4.    What "model" of polling and public opinion do pollsters and reporters seem to have in mind in describing and interpreting the results of a poll?

   Public opinion as elections:  Is the public opinion poll being interpreted as a sort of "interim election" or a "mandate from the people" that should be followed by the nation's leaders (George Gallup's position)?  Are the results being used to predict political behavior or support weeks and months from now?  If so, political attitudes on an issue should be salient, stable, and "strong" so that the picture provided by the public opinion poll is not necessarily a distortion. 

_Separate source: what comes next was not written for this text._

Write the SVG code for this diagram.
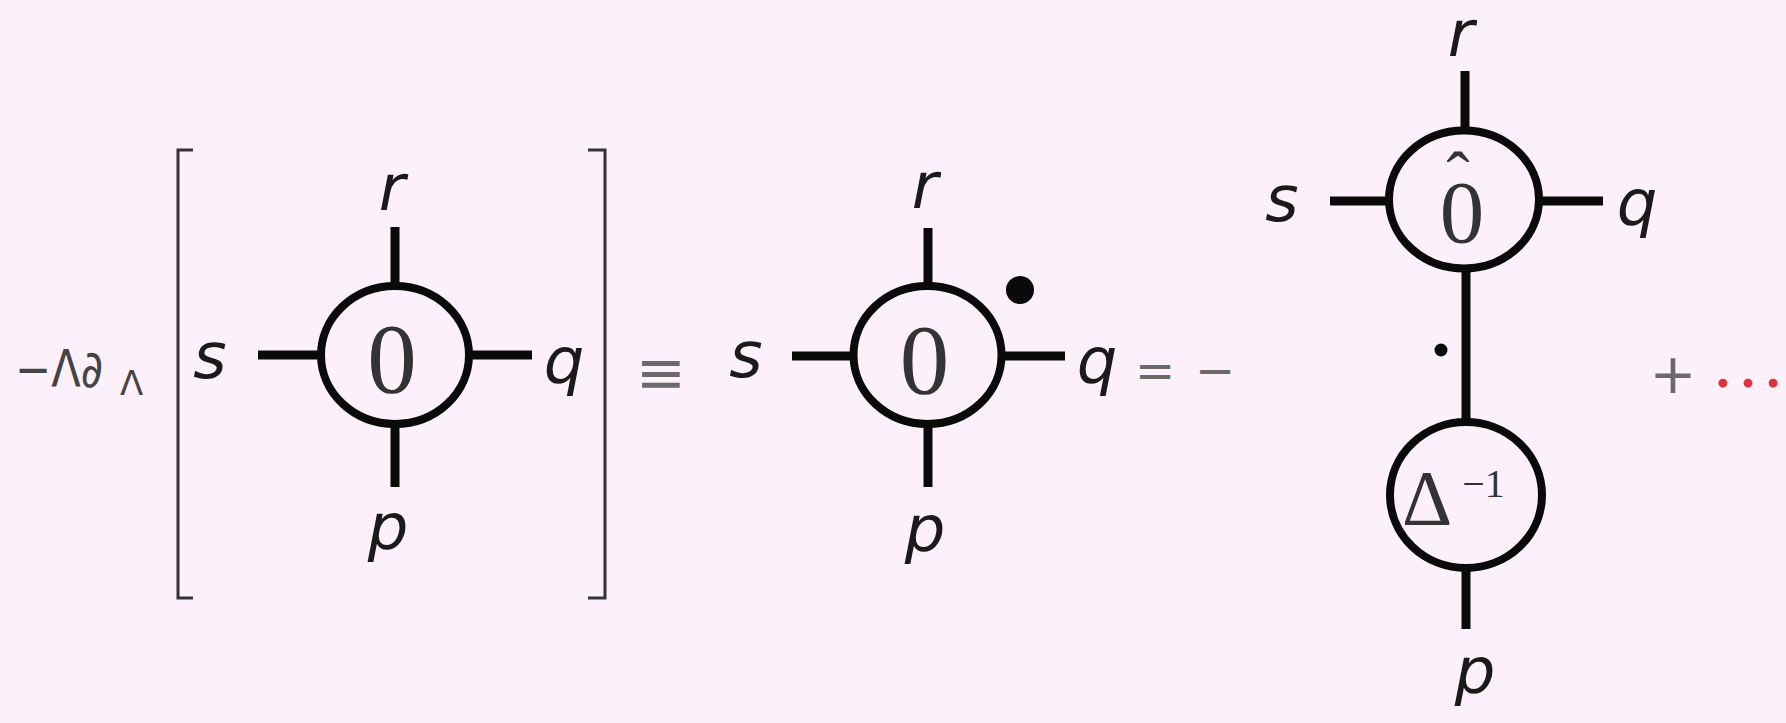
<svg xmlns="http://www.w3.org/2000/svg" width="1786" height="723" viewBox="0 0 1786 723">
<style>
.bg{fill:#fcf0fa}
.node{fill:none;stroke:#0a0a0a;stroke-width:8}
.edge{stroke:#0a0a0a;stroke-width:9;fill:none}
.lbl{font-family:"DejaVu Sans",sans-serif;font-style:italic;font-size:64px;fill:#1a1a1a;text-anchor:middle}
.num{font-family:"Liberation Serif",serif;font-size:99px;fill:#333;text-anchor:middle}
.op{font-family:"DejaVu Sans",sans-serif;fill:#6a6a6a;text-anchor:middle}
.brk{fill:none;stroke:#333;stroke-width:3}
</style>
<rect class="bg" x="0" y="0" width="1786" height="723"/>

<g id="prefix">
<text x="15" y="387" font-family="DejaVu Sans,sans-serif" font-size="52" fill="#444" textLength="88" lengthAdjust="spacingAndGlyphs">−Λ∂</text>
<text x="120" y="395" font-family="DejaVu Sans,sans-serif" font-size="34" fill="#444">Λ</text>
</g>
<g id="brackets">
<path class="brk" d="M193,150 H178 V598 H193"/>
<path class="brk" d="M588,150 H605 V598 H588"/>
</g>

<g id="connectors">
<line class="edge" x1="395" y1="227" x2="395" y2="286"/>
<line class="edge" x1="395" y1="424" x2="395" y2="487"/>
<line class="edge" x1="258" y1="355" x2="321" y2="355"/>
<line class="edge" x1="469" y1="355" x2="532" y2="355"/>

<line class="edge" x1="928" y1="228" x2="928" y2="286"/>
<line class="edge" x1="928" y1="424" x2="928" y2="487"/>
<line class="edge" x1="792" y1="356" x2="854" y2="356"/>
<line class="edge" x1="1001" y1="356" x2="1065" y2="356"/>

<line class="edge" x1="1465" y1="71" x2="1465" y2="131"/>
<line class="edge" x1="1330" y1="201" x2="1391" y2="201"/>
<line class="edge" x1="1539" y1="201" x2="1603" y2="201"/>
<line class="edge" x1="1466" y1="268" x2="1466" y2="423"/>
<line class="edge" x1="1466" y1="568" x2="1466" y2="629"/>
</g>

<g id="node1">
<ellipse class="node" cx="395" cy="355" rx="74" ry="69"/>
<text class="num" x="392" y="392">0</text>
</g>
<g id="node2">
<ellipse class="node" cx="927.5" cy="355" rx="74" ry="69"/>
<text class="num" x="924.5" y="393">0</text>
<circle cx="1020" cy="290" r="14" fill="#0a0a0a"/>
</g>
<g id="node3">
<ellipse class="node" cx="1464" cy="199.5" rx="75" ry="69"/>
<text x="1462" y="242" font-family="Liberation Serif,serif" font-size="89" fill="#333" text-anchor="middle">0</text>
<text x="1458" y="200" font-family="Liberation Serif,serif" font-size="70" fill="#333" text-anchor="middle">ˆ</text>
</g>
<g id="node4">
<ellipse class="node" cx="1466" cy="495" rx="76" ry="73"/>
<text x="1402" y="524" font-family="Liberation Serif,serif" font-size="78" fill="#333">Δ<tspan font-size="40" dx="10" dy="-27">−1</tspan></text>
</g>
<circle id="dot2" cx="1441" cy="350" r="6.5" fill="#0a0a0a"/>

<g id="labels">
<text class="lbl" x="392" y="210">r</text>
<text class="lbl" x="210" y="378">s</text>
<text class="lbl" x="564" y="383">q</text>
<text class="lbl" x="388" y="549">p</text>

<text class="lbl" x="925" y="208">r</text>
<text class="lbl" x="746" y="377">s</text>
<text class="lbl" x="1097" y="383">q</text>
<text class="lbl" x="925" y="551">p</text>

<text class="lbl" x="1461" y="56">r</text>
<text class="lbl" x="1282" y="221">s</text>
<text class="lbl" x="1637" y="225">q</text>
<text class="lbl" x="1475" y="693">p</text>
</g>

<g id="operators">
<text class="op" x="661" y="393" font-size="60">≡</text>
<text class="op" x="1155" y="387" font-size="48">=</text>
<text class="op" x="1215" y="387" font-size="48">−</text>
<text class="op" x="1673" y="393" font-size="56" fill="#777">+</text>
<text x="1748" y="387" font-family="Liberation Serif,serif" font-size="75" fill="#e0303c" text-anchor="middle">…</text>
</g>
</svg>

   Public opinion is complex and we need to understand these complexities:  Or is the poll being used to understand the sources and dynamics of public opinion, which is acknowledged to be complex and ever-changing?  If so, is it acknowledged that much of public opinion is often subject to change, and is sometimes amorphous, somewhat weak and passive, with only a minority mobilized pro or con?  Is there an attempt to understand how public opinion changes in response to events and how those changes produce trends in the "climate" of public opinion?  Is there an attempt to document trends in public opinion over time, to understand the origins of public opinion, or document and explain differences in public opinion across different social, political, and information groups in the population? 


5.    Would using other methods besides surveys help us to: 

·      delve beneath the surface of superficial survey responses and understand how people arrive at their opinions in the first place or what their responses mean?  Examples:  depth interviews or focus groups.

·      disentangle causes from effects in public opinion?  Example:  experiments.

·      understand the different meanings and subjective frames of reference that people use to interpret terms and questions?  Example: Q-methodology.